Because aprior it's not really clear what does increase our collective wealth. For example, the whole quantum age (and hence the silicon age), came about from people trying to understand the spectrum of radiation emitted from a heated box. If you spoke to someone at the end of the 19th century they'd probably think this was a waste of time, and tell you that people should be trying to make steam engines more efficient.
> How can taxpayer-funded research institutions morally justify doing research that doesn’t increase our collective wealth or at least lead to some useful application in the short term?

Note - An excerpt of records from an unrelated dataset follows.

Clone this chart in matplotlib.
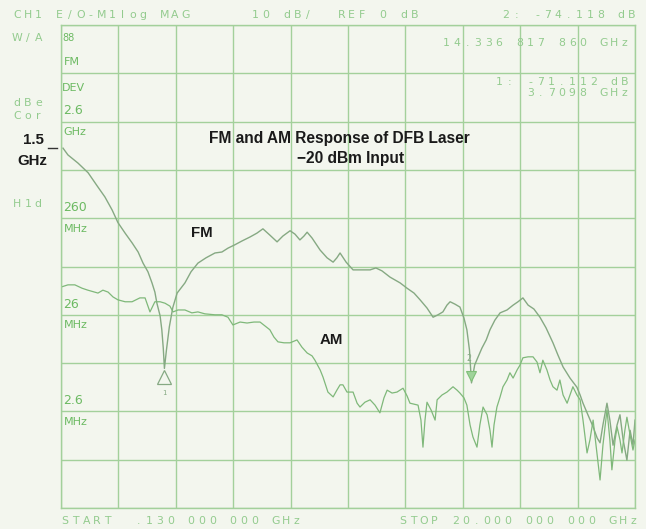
import numpy as np
import matplotlib.pyplot as plt
from matplotlib.lines import Line2D

# analyzer sweep: start/stop in GHz, log magnitude in dB (REF 0 dB, 10 dB/div)
f_start = 0.13
f_stop = 20.0

fm_freq = [0.20, 0.37, 0.72, 1.07, 1.38, 1.65, 1.90, 2.10, 2.35, 2.59, 2.80, 2.97,
           3.14, 3.28, 3.38, 3.45, 3.56, 3.62, 3.67, 3.71, 3.78, 3.88, 4.00, 4.15,
           4.42, 4.63, 4.87, 5.15, 5.46, 5.70, 5.91, 6.15, 6.40, 6.67, 6.91, 7.12,
           7.36, 7.61, 7.81, 8.06, 8.23, 8.40, 8.54, 8.65, 8.82, 9.10, 9.34, 9.55,
           9.68, 9.79, 10.00, 10.24, 10.48, 10.83, 11.03, 11.24, 11.52, 11.87, 12.11,
           12.35, 12.56, 12.80, 13.01, 13.18, 13.35, 13.49, 13.60, 13.77, 13.94,
           14.08, 14.18, 14.27, 14.34, 14.45, 14.57, 14.70, 14.85, 14.98, 15.15,
           15.33, 15.57, 15.78, 15.95, 16.12, 16.30, 16.50, 16.71, 16.92, 17.16,
           17.33, 17.51, 17.75, 17.99, 18.10, 18.20, 18.37, 18.55, 18.69, 18.79,
           18.89, 19.03, 19.13, 19.24, 19.38, 19.48, 19.59, 19.72, 19.83, 19.93, 20.0]
fm_db = [-25.5, -26.9, -28.6, -30.6, -33.3, -35.6, -38.3, -40.9, -43.1, -45.1, -47.0, -49.3,
         -51.1, -53.4, -55.3, -57.6, -60.2, -63.1, -66.9, -71.1, -67.3, -62.5, -58.5, -55.5,
         -53.4, -51.1, -49.3, -48.2, -47.2, -47.0, -46.2, -45.5, -44.7, -43.9, -43.1, -42.2,
         -43.5, -44.9, -43.7, -42.6, -43.3, -44.5, -43.7, -42.9, -44.1, -46.6, -48.2, -49.1,
         -48.2, -47.2, -49.1, -50.7, -50.7, -50.7, -50.3, -50.9, -52.2, -53.4, -54.5,
         -55.5, -56.9, -58.6, -60.5, -60.0, -59.4, -58.0, -57.3, -57.8, -58.4,
         -60.7, -63.1, -67.3, -74.1, -70.4, -68.7, -66.9, -65.2, -63.1, -61.1,
         -59.6, -59.0, -58.0, -57.3, -56.5, -58.0, -58.8, -60.5, -62.7, -65.8,
         -68.3, -70.8, -73.1, -75.0, -76.6, -78.3, -80.7, -83.2, -85.5, -86.5,
         -82.8, -78.3, -81.8, -87.0, -82.8, -80.7, -85.9, -90.1, -83.9, -87.0, -81.8]

am_freq = [0.16, 0.37, 0.61, 0.86, 1.06, 1.41, 1.58, 1.76, 1.93, 2.10, 2.35, 2.59,
           2.86, 3.04, 3.21, 3.38, 3.56, 3.73, 3.90, 4.01, 4.18, 4.42, 4.66, 4.87,
           5.11, 5.46, 5.70, 5.91, 6.08, 6.33, 6.57, 6.81, 7.02, 7.19, 7.36, 7.50,
           7.64, 7.85, 8.06, 8.30, 8.47, 8.65, 8.82, 8.92, 9.10, 9.20, 9.37, 9.55,
           9.68, 9.79, 9.89, 10.03, 10.24, 10.38, 10.48, 10.65, 10.83, 11.00, 11.17,
           11.31, 11.42, 11.59, 11.76, 11.97, 12.11, 12.21, 12.49, 12.59, 12.66,
           12.73, 12.80, 12.94, 13.08, 13.15, 13.32, 13.49, 13.70, 13.84, 13.94,
           14.08, 14.18, 14.29, 14.39, 14.53, 14.63, 14.74, 14.88, 14.98, 15.05,
           15.12, 15.22, 15.33, 15.43, 15.57, 15.67, 15.78, 15.92, 16.02, 16.12,
           16.30, 16.47, 16.61, 16.71, 16.81, 16.95, 17.06, 17.16, 17.30, 17.40,
           17.51, 17.65, 17.75, 17.85, 17.99, 18.10, 18.20, 18.34, 18.44, 18.55,
           18.69, 18.79, 18.89, 19.03, 19.13, 19.20, 19.31, 19.38, 19.48, 19.55,
           19.65, 19.72, 19.83, 19.93, 20.0]
am_db = [-54.2, -53.8, -53.8, -54.5, -54.9, -55.5, -54.9, -55.3, -56.3, -56.9, -57.3, -57.3,
         -56.5, -56.5, -59.4, -57.3, -57.3, -57.6, -58.2, -59.4, -59.0, -59.0, -59.6, -59.4,
         -59.8, -60.0, -60.0, -60.5, -62.1, -61.5, -61.7, -61.5, -61.5, -62.3, -63.1, -64.6,
         -65.6, -65.8, -65.8, -65.2, -66.7, -67.9, -68.5, -69.4, -71.4, -72.9, -76.0, -77.0,
         -75.6, -74.5, -74.5, -76.0, -76.0, -78.3, -79.1, -78.1, -77.6, -78.7, -80.3,
         -77.2, -75.6, -76.2, -76.0, -75.2, -76.8, -78.3, -78.7, -81.8, -87.4,
         -81.8, -78.1, -79.7, -81.8, -77.6, -76.6, -76.0, -74.9, -75.6, -76.2,
         -77.2, -78.7, -82.8, -85.3, -87.4, -82.8, -79.1, -80.7, -83.9, -87.4,
         -82.8, -79.1, -77.0, -74.9, -73.5, -72.0, -73.1, -71.4, -70.4, -68.9,
         -68.7, -68.7, -69.8, -72.0, -69.4, -71.4, -73.5, -74.9, -75.6, -73.5,
         -76.6, -78.3, -76.6, -74.9, -76.6, -77.6, -81.8, -88.6, -85.9, -81.8,
         -89.0, -94.2, -87.0, -79.7, -85.9, -92.1, -85.9, -83.2, -85.9, -88.6,
         -83.9, -81.2, -84.9, -88.0, -85.9]

# FM deviation scale labels (at the dB grid lines)
dev_labels = [("2.6", "GHz", -20), ("260", "MHz", -40), ("26", "MHz", -60), ("2.6", "MHz", -80)]

# markers
mk1_freq, mk1_db = 3.7098, -71.112
mk2_freq, mk2_db = 14.336817860, -74.118

paper = "#f3f6ee"
grid_green = "#a3d09b"
trace_green = "#86a983"
text_green = "#6cba62"
faint_green = "#93cb8e"

W, H = 646, 529
fig = plt.figure(figsize=(W / 100, H / 100), dpi=100, facecolor=paper)
ax = fig.add_axes([61 / W, 1 - 508 / H, (635 - 61) / W, (508 - 25) / H])
ax.set_facecolor(paper)

ax.set_xlim(f_start, f_stop)
ax.set_ylim(-100, 0)
ax.set_xticks(np.linspace(f_start, f_stop, 11))
ax.set_yticks(np.arange(-100, 1, 10))
ax.tick_params(length=0, labelbottom=False, labelleft=False)
ax.grid(True, color=grid_green, lw=1.0)
for s in ax.spines.values():
    s.set_color(grid_green)
    s.set_linewidth(1.0)

ax.plot(fm_freq, fm_db, color=trace_green, lw=1.0)
ax.plot(am_freq, am_db, color="#7fb87a", lw=0.9)

# marker 1 (open triangle under the FM notch)
ax.plot(mk1_freq, mk1_db - 1.7, marker="^", ms=10, mfc=paper, mec=trace_green, mew=0.9)
ax.text(mk1_freq, mk1_db - 5.0, "1", color=trace_green, fontsize=5, ha="center", va="center",
        family="DejaVu Sans Mono")
# marker 2
ax.plot(mk2_freq, mk2_db + 1.5, marker="v", ms=7, mfc="#9fd39a", mec="#7fbf78", mew=0.8)
ax.text(mk2_freq - 0.1, mk2_db + 5.0, "2", color=trace_green, fontsize=6, ha="center",
        va="center", family="DejaVu Sans Mono")

# deviation labels inside the left column
lab_x = 0.17
ax.text(lab_x, -2.7, "88", color=text_green, fontsize=7, va="center", family="DejaVu Sans")
ax.text(lab_x + 0.05, -7.6, "FM", color=text_green, fontsize=8, va="center", family="DejaVu Sans")
ax.text(lab_x, -13.0, "DEV", color=text_green, fontsize=8, va="center", family="DejaVu Sans")
for top, unit, level in dev_labels:
    ax.text(lab_x + 0.05, level + 2.2, top, color=text_green, fontsize=9, va="center",
            family="DejaVu Sans")
    ax.text(lab_x + 0.05, level - 2.2, unit, color=text_green, fontsize=8, va="center",
            family="DejaVu Sans")

# black annotations
black = dict(fontweight="bold", ha="center", va="center", family="Liberation Sans",
             color="#1a1a1a")
ax.text(9.75, -23.6, "FM and AM Response of DFB Laser", fontsize=11.2, **black)
ax.text(10.15, -27.6, "\u221220 dBm Input", fontsize=11.2, **black)
ax.text(5.0, -43.0, "FM", fontsize=10.8, **black)
ax.text(9.5, -65.2, "AM", fontsize=10.8, **black)

# 1.5 GHz reference tick on the left
fig.text(33 / W, 1 - 140 / H, "1.5", fontsize=10.8, **black)
fig.text(32 / W, 1 - 161 / H, "GHz", fontsize=10.8, **black)
fig.add_artist(Line2D([48 / W, 57 / W], [1 - 148 / H, 1 - 148 / H], color="#333333", lw=1.0))


# analyzer screen text: wide plotter-style characters on a fixed pitch
def screen_text(x_px, y_px, s, align="left", pitch=10.5, size=7.8, color=faint_green):
    if align == "right":
        x_px = x_px - pitch * len(s)
    for i, ch in enumerate(s):
        if ch == " ":
            continue
        fig.text((x_px + pitch * (i + 0.5)) / W, 1 - y_px / H, ch, color=color,
                 fontsize=size, family="DejaVu Sans", ha="center", va="center")


screen_text(12, 15, "CH1 E/O-M1log MAG")
screen_text(250, 15, "10 dB/")
screen_text(336, 15, "REF 0 dB")
screen_text(637, 15, "2: -74.118 dB", align="right")
screen_text(12, 38, "W/A")
screen_text(12, 103, "dBe")
screen_text(12, 116, "Cor")
screen_text(12, 204, "H1d")
screen_text(630, 43, "14.336 817 860 GHz", align="right")
screen_text(630, 82, "1: -71.112 dB", align="right")
screen_text(630, 93, "3.7098 GHz", align="right")
screen_text(60, 521, "START  .130 000 000 GHz")
screen_text(639, 521, "STOP 20.000 000 000 GHz", align="right")

fig.savefig("out.png", dpi=100, facecolor=paper)
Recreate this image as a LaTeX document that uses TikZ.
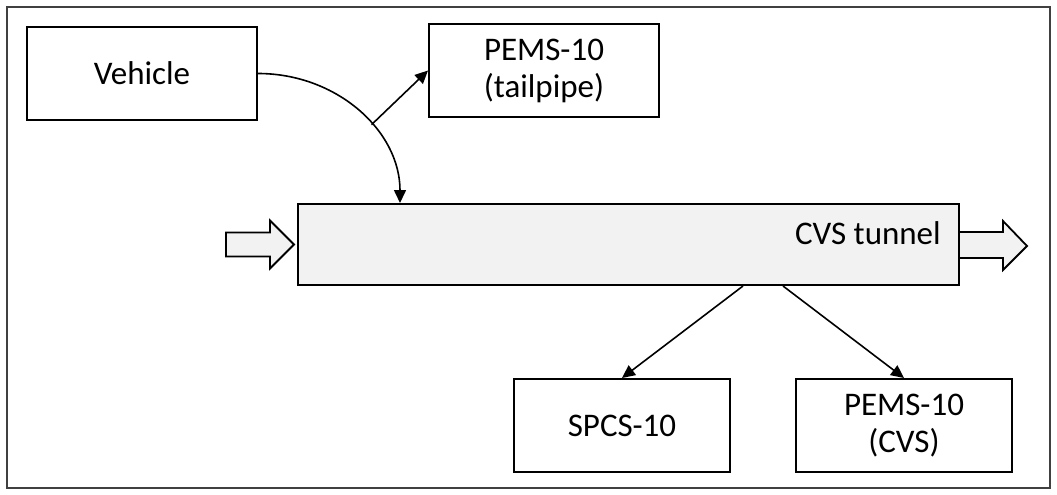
\documentclass[tikz,border=0pt]{standalone}
\usepackage{fontspec}
\setmainfont{Carlito}
\usetikzlibrary{arrows.meta,calc}
\definecolor{tunfill}{HTML}{F2F2F2}
\begin{document}
\begin{tikzpicture}[x=1pt,y=-1pt,
  box/.style={draw=black,line width=2pt,fill=white,minimum width=#1,minimum height=93pt,inner sep=0pt,align=center,font=\fontsize{33}{37}\selectfont},
  conn/.style={draw=black,line width=1.6pt,-{Triangle[length=13pt,width=12pt]}},
  fat/.style={draw=black,line width=1.8pt,fill=tunfill,line join=miter}]
\useasboundingbox (0,0) rectangle (1057,495);
\draw[line width=1.6pt,draw=black!75] (7,7) rectangle (1050,488);
\node[box=230pt] (veh) at (142,73.5) {Vehicle};
\node[box=230pt] (pt) at (544,70.5) {PEMS-10\\(tailpipe)};
\node[box=661pt,minimum height=81pt,fill=tunfill] (tun) at (628.5,244.5) {};
\node[anchor=east,inner sep=0pt,font=\fontsize{33}{37}\selectfont] (tunlbl) at (941,233) {CVS tunnel};
\node[box=216pt] (spcs) at (622,425.5) {SPCS-10};
\node[box=216pt] (pcvs) at (904,425.5) {PEMS-10\\(CVS)};
% fat arrows
\draw[fat] ($(tun.west)+(-71,-12)$) -- ++(44,0) -- ++(0,-12) -- ($(tun.west)+(-3,0)$) -- ($(tun.west)+(-27,24)$) -- ++(0,-12) -- ($(tun.west)+(-71,12)$) -- cycle;
\draw[fat] ($(tun.east)+(0,-12.5)$) -- ++(43,0) -- ++(0,-11) -- ($(tun.east)+(67,1.5)$) -- ($(tun.east)+(43,25.5)$) -- ++(0,-12) -- ($(tun.east)+(0,13.5)$);
% connectors
\draw[conn] (veh.east) .. controls +(79,0) and +(0,-72) .. ([xshift=103pt]tun.north west) coordinate[pos=0.59] (br);
\draw[conn] (br) -- (pt.west);
\draw[conn] ([xshift=114.5pt]tun.south) -- (spcs.north);
\draw[conn] ([xshift=154.5pt]tun.south) -- (pcvs.north);
\end{tikzpicture}
\end{document}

It is not obvious that fundamental research does not “increase our collective wealth of lead to some useful application”. Just not in the short term, usually. Despite a lot of economics theories, companies being directed by their self-interest or that of their shareholders does not lead to good outcomes over the long term. Someone needs to do it, who’s not going to be limited by ROI over the next 5 years. In practical terms, this can only be public funding.

Taxpayer-funded institutions justify it by pointing out that if there are short-term applications, companies tend to already do the R&D themselves, therefore public money is not needed to have good outcomes. The alternatives are:

- research in private institutions with public money (the big pharma model), which has obvious ethical issues when said private institutions make billions off of publicly-funded research.

- public institutions funding short-term research through things like patent licensing, which is quite impopular (there is a strong argument that public institutions’ output should be public; governments are not corporations).

- governments not funding research at all, which quickly leads to countries falling hopelessly behind as you cannot count on corporations to give a fuck about public good.

Overall, it seems like a good idea to let everyone do what they do best: corporations focus on bringing stuff to market and applications developments, whilst institutions with a longer outlook focus on things that could be used in applications 20 to 100 years from now.

Because this is extremely hard to predict.